As Houston begins its recovery from the devastating effects of hurricane Harvey, I can’t help but look for the leadership lessons in the experience.

Not unlike a crisis situation or change initiative at work, the collective nervous system is shot, people are reactive, anxious, and, for people like me, who were minimally affected, perhaps even feel guilty. Let’s not forget the weight gain from days of eating chocolate, potato chips and other comforting foods while trapped inside for five days, dodging tornado warnings.

In the chaos I learned three valuable leadership lessons.

Lesson #1: Everyone is a hero waiting for his or her moment.

Media coverage during Harvey captured countless incidents of every day people using their boats, trucks, kayaks and jet skis to help their neighbors. Emotional stories of dramatic rescue reminded us that everyone is a hero waiting for his or her moment, even the jackass down the road who we think isn’t worth much.

In the work environment employees are aching to uncover their full potential – to be heroes. Everyone is looking for an opportunity to fully utilize their talent, skill and creativity, and in so doing,  experience intense pride and fulfillment.

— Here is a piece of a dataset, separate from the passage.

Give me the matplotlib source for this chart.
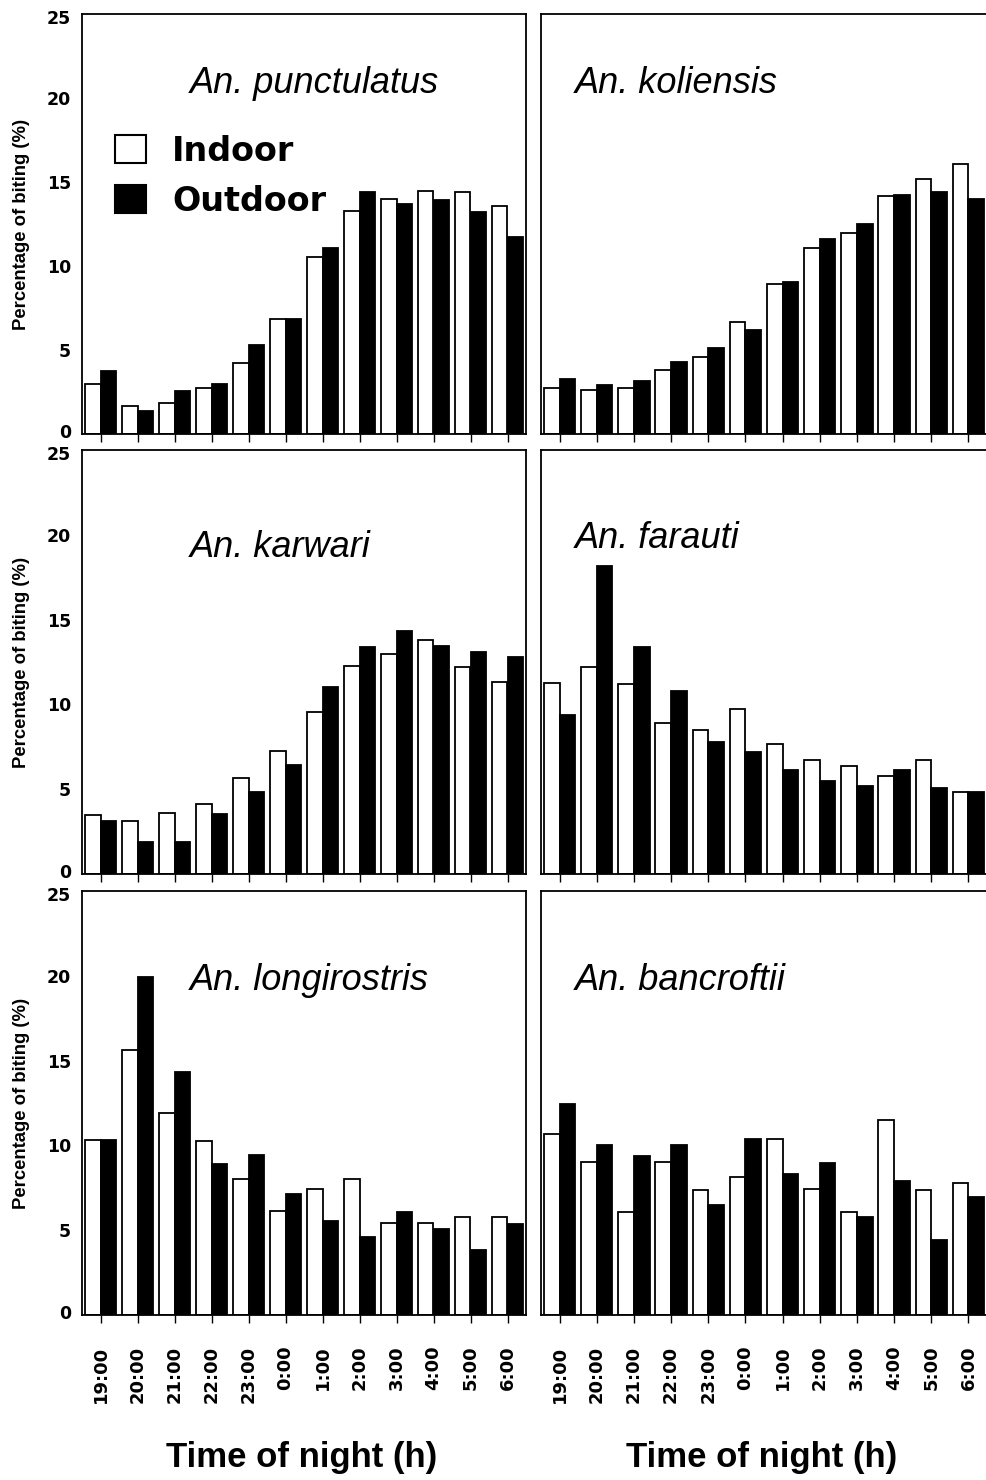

In the ROAR book, Tim Mulligan and I reference San Diego Zoo Global’s “Zooperheroes” initiative – a program to recognize heroic efforts by employees. In the spirit of Harvey, I wonder what would be possible if, like the Zoo, we intentionally architected opportunities for employees to rise up in extraordinary ways – to show us all they can be?

Lesson #2: Don’t wait for a disaster to be kind to your neighbors.

When the flood waters rose and people were stranded, scared and hungry, political differences, prejudices and conflicts dissolved. People of different races, socio-economic backgrounds and religions hugged and cried together. Kindness, love and compassion dominated and, frankly, saved lives.

I can’t help but wonder what it would be like if we were able to more consistently cultivate a kinder, more caring workplace. Let’s not wait for a threat to our existence before we reach out to the person in the next cubicle, reach beyond a difference in opinion, or reach over a silo to create community.

Lesson #3: When people rally around a cause incredible things happen.

When you think back on major world crises, natural disasters or terrorist attacks, they always seem to bring people together. In the aftermath of adversity, people rally around a cause producing unprecedented results. Just look at the Freedom Tower at 1 World Trade Center for a visible demonstration of the beauty and creativity that emerges from tragedy.

When you “velcro” people to a Massive Transformative Purpose (MTP), it has a motivating power. People get out of bed in the morning with a compelling sense of purpose and solve big problems.

And, finally, perhaps the most valuable lesson I learned from Harvey is that resilience is a skill-set not a personality trait.

Resilience is a result of daily habits, practices and rituals to cultivate emotional, physical, relational and mental strength so when the storm hits you’re able to respond with calm focus, stay “whole” and be proactive. For those of us in the eye of Harvey, we know these are the skills that prevent you from getting trapped by the rising water.

It strikes me that these are the same skills you need at work to thrive and stay relevant.